E assim o PCB, fundado por um grupo de operários em 22 de março de 1922, em Niterói, Rio de Janeiro, vai colecionando em sua história militantes históricos e lendários, entre trabalhadores, trabalhadoras,  artistas e intelectuais, profissionais liberais e autônomos, homens e mulheres, jovens e velhos que ajudam de uma forma ou de outra, a escrever a história da Revolução Brasileira. 

Seja um Giocondo, um Jorge Amado, um Ferreira Gullar, um Anélio Marques Guimarães, um William Dias Gomes ou um Carlos Mariguella. Um David Capistrano, um Nestor Veras, uma Anna Montenegro ou uma Anita Leocádia Prestes (hoje fora do PCB mas muito ligada à sua direção). Um Elson Costa e um Dimas Perrin. 

Seja um Alaor Geraldo Mendes ou um José Francisco Neres, um Armando Ziller ou um Orlando e Manoel Bandeira, um João de Deus Rocha ou um Carlos Drummond de Andrade, uma Raquel de Queiroz ou um Luiz Carlos Prestes e sua mulher Olga Benário, entregue pela ditadura Vargas para morrer nas câmaras de gás do Nazismo. Um Aldo Sagaz ou um Canoa.

É uma história escrita todos os dias, na cidade e no campo.Nas fábricas e nas universidades. Nos veículos de comunicação e na internet. 

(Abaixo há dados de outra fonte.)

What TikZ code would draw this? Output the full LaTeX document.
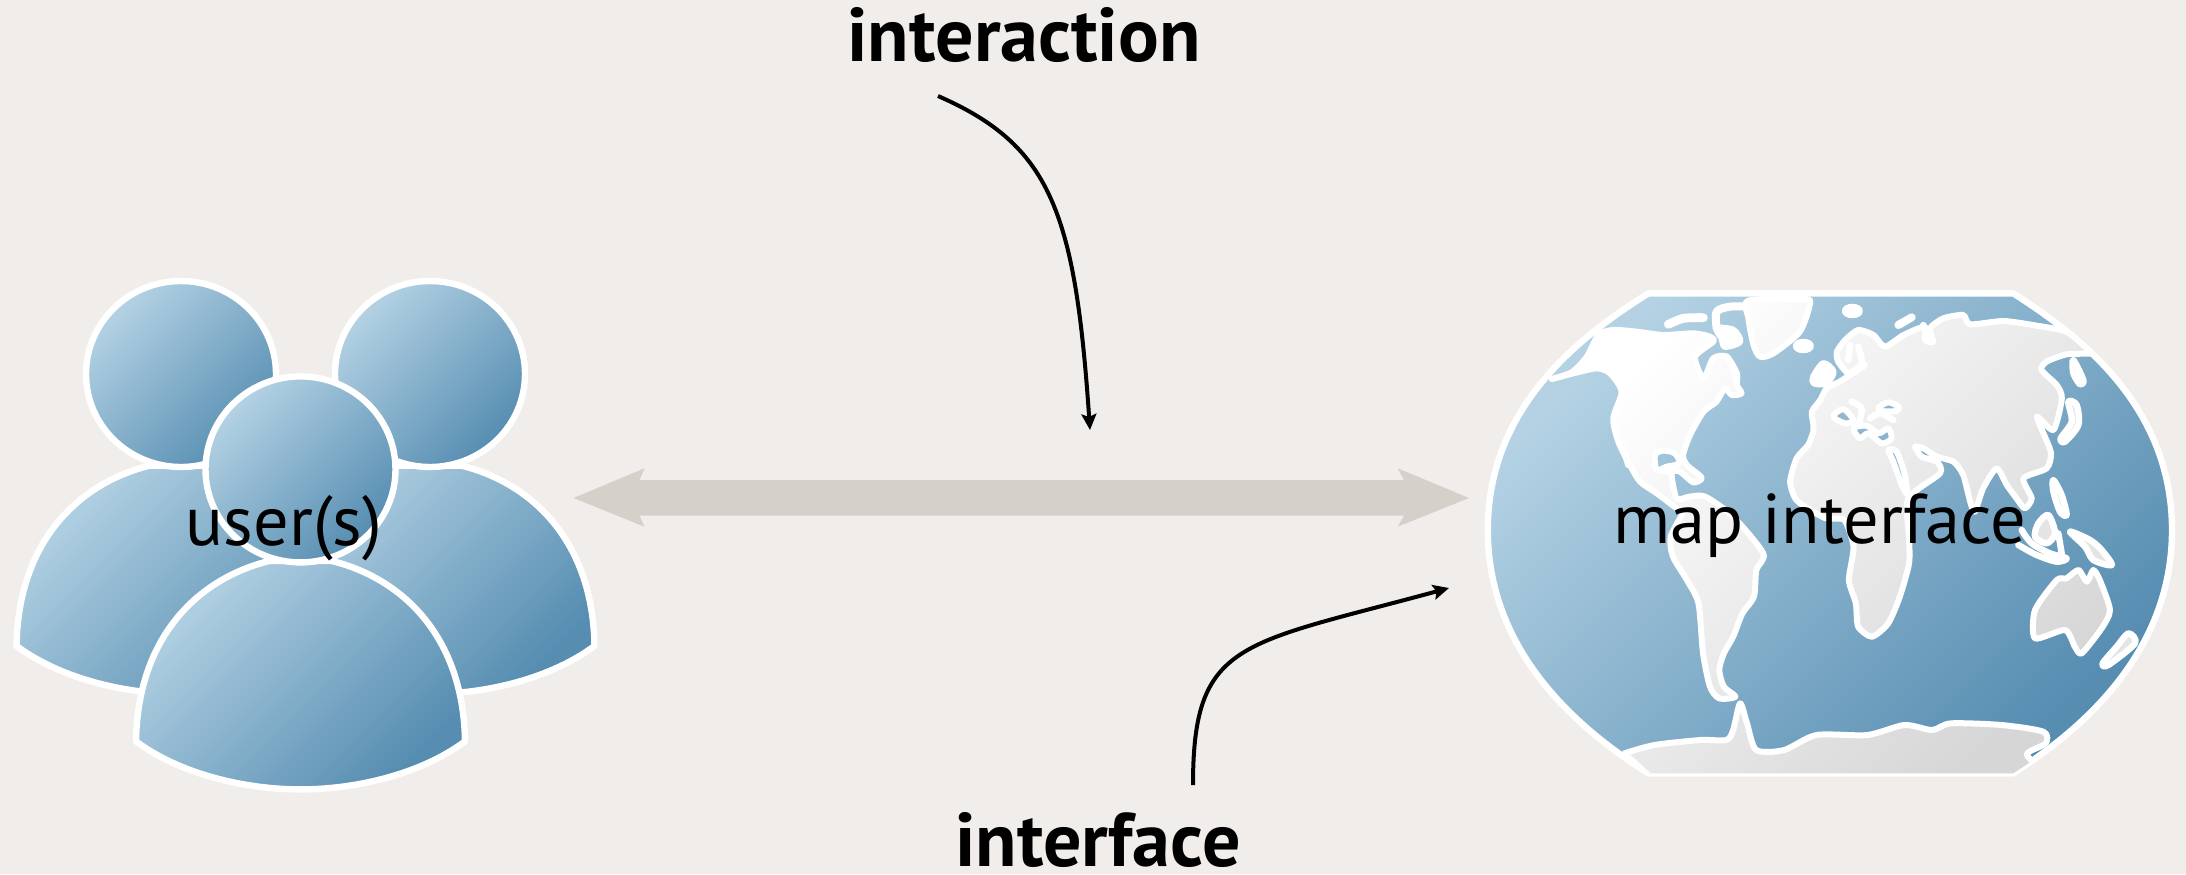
\documentclass[tikz,border=0pt]{standalone}
\usepackage{fontspec}
\setmainfont{PT Sans}
\usetikzlibrary{arrows.meta}
\definecolor{bgc}{HTML}{F1EDEA}
\definecolor{barc}{HTML}{D5D0CA}
\definecolor{bluelt}{HTML}{B4D2E4}
\definecolor{bluedk}{HTML}{568DB1}
\definecolor{landlt}{HTML}{FFFFFF}
\definecolor{landdk}{HTML}{D6D6D6}
\definecolor{islegrey}{HTML}{E4E4E4}
\tikzset{
  x=0.5pt,y=-0.5pt,
  blueshade/.style={shading=axis,left color=bluelt,right color=bluedk,shading angle=45,draw=white,line width=3.2pt,line join=round},
  landshade/.style={shading=axis,left color=landlt,right color=landdk,shading angle=45,draw=white,line width=3pt,line join=round,even odd rule},
  pointer/.style={black,line width=2pt,-{Stealth[length=8pt,width=7.5pt,inset=1.5pt]}},
  lbl/.style={text=black,inner sep=0pt,anchor=base,font=\fontsize{35.2pt}{35.2pt}\selectfont},
  blbl/.style={text=black,inner sep=0pt,anchor=base,font=\fontsize{38pt}{38pt}\selectfont\bfseries},
  isle/.style={white,line width=3.2pt,line cap=round,line join=round},
  fisle/.style={isle,fill=islegrey},
  wisle/.style={isle,fill=white},
  west/.style={shift={(1540,285)},x=0.16667pt,y=-0.16667pt},
  east/.style={shift={(1790,285)},x=0.16667pt,y=-0.16667pt},
  south/.style={shift={(1950,500)},x=0.16667pt,y=-0.16667pt},
}
\newcommand{\personshape}[2]{%
  \shadedraw[blueshade] (#1-164.5,#2+272) .. controls (#1-163,#2+170) and (#1-105,#2+110) .. (#1-31.5,#2+91.6)
     -- (#1+31.5,#2+91.6) .. controls (#1+105,#2+110) and (#1+163,#2+170) .. (#1+164.5,#2+272)
     .. controls (#1+120,#2+305) and (#1+55,#2+320) .. (#1,#2+320)
     .. controls (#1-55,#2+320) and (#1-120,#2+305) .. (#1-164.5,#2+272) -- cycle;
  \shadedraw[blueshade] (#1,#2) ellipse [x radius=95,y radius=93];
}
\def\mapoutline{(407,70) -- (1195,70) .. controls (1330,190) and (1538,400) .. (1538,780) .. controls (1538,1160) and (1330,1390) .. (1195,1510) -- (407,1510) .. controls (270,1390) and (60,1160) .. (60,780) .. controls (60,400) and (270,190) .. (407,70) -- cycle}
\begin{document}
\begin{tikzpicture}
\useasboundingbox (0,0) rectangle (2186,874);
\fill[bgc] (0,0) rectangle (2186,874);

% double arrow
\fill[barc] (573.5,498) -- (644.5,468.3) -- (639.6,480) -- (1404,480) -- (1397.7,468.3) -- (1469,498)
  -- (1397.7,526.7) -- (1404,515.7) -- (639.6,515.7) -- (644.5,526.7) -- cycle;

% users
\personshape{181}{374}
\personshape{430}{374}
\personshape{300.5}{469.4}

% map
\begin{scope}[shift={(1460,270)},x=0.23148pt,y=-0.16667pt]
  \shadedraw[blueshade] \mapoutline;
  \begin{scope}
    \clip \mapoutline;
    \shadedraw[landshade]
      % Americas
      plot[smooth cycle,tension=.45] coordinates {(198,327) (241,307) (274,260) (299,195) (331,180) (382,185) (439,195) (504,190) (540,200) (547,215) (508,260) (526,325) (547,265) (576,260) (598,310) (598,345) (608,370) (587,375) (572,355) (554,395) (526,425) (497,495) (482,555) (490,585) (522,623) (504,637) (475,605) (457,610) (468,685) (495,680) (530,680) (590,740) (655,850) (640,900) (635,980) (610,1030) (590,1100) (570,1150) (560,1200) (570,1250) (595,1280) (560,1285) (540,1250) (525,1150) (515,1000) (490,930) (460,860) (455,800) (480,730) (468,715) (425,670) (389,635) (367,585) (342,515) (331,445) (349,365) (324,310) (295,295) (245,310)}
      % Gulf of Mexico (hole)
      plot[smooth cycle,tension=.5] coordinates {(425,600) (421,555) (439,542) (464,550) (474,580) (446,590)}
      % Greenland
      plot[smooth cycle,tension=.45] coordinates {(623,92) (741,87) (756,100) (734,185) (677,250) (648,260) (634,225) (623,145)}
      % Eurasia + Africa
      plot[smooth cycle,tension=.4] coordinates {(1364,250) (1354,235) (1310,185) (1246,167) (1174,153) (1102,163) (1087,135) (1044,145) (1015,175) (1022,215) (1004,210) (1004,170) (958,195) (918,230) (893,195) (860,180) (832,210) (814,245) (817,275) (842,313) (875,285) (820,335) (792,355) (778,390) (760,425) (763,460) (763,485) (752,525) (727,565) (713,635) (724,685) (745,710) (790,745) (830,750) (850,830) (840,930) (855,1000) (860,1070) (890,1100) (925,1060) (950,980) (970,880) (970,800) (968,685) (1037,610) (1030,575) (997,560) (983,530) (1001,535) (1030,560) (1066,575) (1087,615) (1102,695) (1112,725) (1130,655) (1159,595) (1181,645) (1202,685) (1220,715) (1235,685) (1217,625) (1267,595) (1276,545) (1246,440) (1282,480) (1300,385) (1289,345) (1256,300) (1267,275) (1310,253)}
      % Mediterranean, Black Sea, Red Sea (holes)
      plot[smooth cycle,tension=.5] coordinates {(806,440) (828,417) (850,450) (832,460)}
      plot[smooth cycle,tension=.5] coordinates {(850,475) (878,467) (904,490) (925,475) (932,505) (911,520) (882,490) (864,505)}
      plot[smooth cycle,tension=.5] coordinates {(904,413) (925,397) (947,410) (943,423) (911,423)}
      plot[smooth cycle,tension=.5] coordinates {(925,540) (943,545) (961,615) (965,670) (954,645) (936,575)}
      % Australia
      plot[smooth cycle,tension=.4] coordinates {(1336,900) (1354,935) (1368,900) (1382,930) (1404,1020) (1386,1075) (1343,1150) (1328,1130) (1307,1080) (1242,1105) (1242,1020) (1289,930) (1310,925)}
      % Antarctica
      plot[smooth,tension=.45] coordinates {(355,1450) (420,1425) (520,1410) (575,1410) (590,1380) (605,1300) (620,1360) (640,1440) (700,1440) (770,1395) (880,1395) (960,1365) (1020,1380) (1060,1360) (1170,1365) (1260,1385) (1265,1420) (1225,1450) (1190,1520) (410,1520)} -- cycle;
  \end{scope}
\end{scope}
% islands and coastal detail
\begin{scope}[west]
  \draw[isle,line width=4.4pt] plot[smooth] coordinates {(385,118) (430,100) (490,98)};
  \draw[isle,line width=4pt] plot[smooth] coordinates {(530,130) (530,80) (570,65) (625,65)};
  \draw[wisle] plot[smooth cycle] coordinates {(530,130) (580,135) (600,170) (555,185) (545,160)};
  \draw[isle] plot[smooth] coordinates {(560,215) (575,240) (590,290)};
  \draw[wisle] (790,183) ellipse [x radius=22,y radius=12];
  \draw[isle] plot[smooth] coordinates {(250,490) (265,540)};
  \draw[isle] plot[smooth] coordinates {(360,555) (385,560) (400,545)};
\end{scope}
\begin{scope}[east]
  \draw[wisle] (187,78) ellipse [x radius=22,y radius=12];
  \draw[isle,line width=4pt] plot[smooth] coordinates {(325,120) (365,97)};
  \draw[isle] plot[smooth] coordinates {(400,120) (420,165)};
  \draw[isle] plot[smooth] coordinates {(205,185) (215,235) (180,265)};
  \draw[isle] plot[smooth] coordinates {(180,180) (175,225)};
  \draw[wisle] plot[smooth cycle] coordinates {(100,235) (130,260) (110,295) (72,295) (70,275)};
  \draw[isle] plot[smooth] coordinates {(185,350) (215,370) (205,420)};
  \draw[isle] plot[smooth] coordinates {(240,400) (270,385) (310,405)};
  \draw[fisle] plot[smooth cycle] coordinates {(850,225) (880,285) (870,298) (850,265)};
  \draw[fisle] plot[smooth cycle] coordinates {(835,350) (860,360) (865,420) (825,470) (812,460) (845,410)};
  \draw[fisle] plot[smooth cycle] coordinates {(790,585) (815,630) (830,690) (810,680) (790,620)};
\end{scope}
\begin{scope}[south]
  \draw[fisle] plot[smooth cycle] coordinates {(295,45) (315,100) (290,130) (255,110) (265,70)};
  \draw[isle] plot[smooth] coordinates {(205,135) (260,165) (320,185) (350,175) (300,160) (245,130) (215,90)};
  \draw[isle] plot[smooth] coordinates {(325,100) (335,160)};
  \draw[fisle] plot[smooth cycle] coordinates {(360,95) (420,120) (455,150) (485,195) (430,180) (405,140)};
  \draw[fisle] plot[smooth cycle] coordinates {(535,400) (555,430) (475,495) (458,490) (500,440)};
\end{scope}

% labels
\node[lbl] (users) at (284,545) {user(s)};
\node[lbl] (mapi) at (1820,543) {map interface};
\node[blbl] (interaction) at (1024,61) {interaction};
\node[blbl] (interface) at (1098,866) {interface};

% pointers
\coordinate (a1) at (938,96);
\coordinate (a2) at (1090,430);
\coordinate (b1) at (1193,785);
\coordinate (b2) at (1449,588);
\draw[pointer] (a1) .. controls (1050,145) and (1075,210) .. (a2);
\draw[pointer] (b1) .. controls (1193,640) and (1240,645) .. (b2);
\end{tikzpicture}
\end{document}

É conduzindo um boeing ou um ônibus. É enfrentando aeroportos e voos infindáveis para participar  de um congresso internacional de trabalhadores e de partidos comunistas.

É perdendo horas de sono para ensinar marxismo-leninismo  a jovens militantes. É trazendo experiências de trabalho junto a partidos e organizações da sociedade civil para aperfeiçoar a linha do partido.

Ou dormindo em hotéis baratos para economizar a diária necessária para não sacrificar o pagamento do aluguel da sede do partido, a conta de telefone, ou o provedor da internet.

É recolhendo material em bibliotecas e centros universitários de pesquisa para reescrever fatos da história do país.

É sofrendo perseguição de vizinhos e de empregadores.

É não se prender a empregos burgueses a não ser para ganhar o mínimo indispensável para dar conta do leite e da carne para os filhos.

É viajando para cursar uma universidade mais em conta e criar lá  um núcleo da Juventude Comunista.



Ser comunista do PCB é não ligar a intrigas de camaradas nem sempre bem-informados. 

É vencer o cansaço natural advindo da idade e pressa da juventude;

É não prestar atenção a auditórios hostis e vazios e seguir adiante, confiante no futuro.

E o futuro é o socialismo. E o futuro é o comunismo. 

Com o PCB e/ou com um bloco de comunistas revolucionários unidos e , portanto, invencíveis.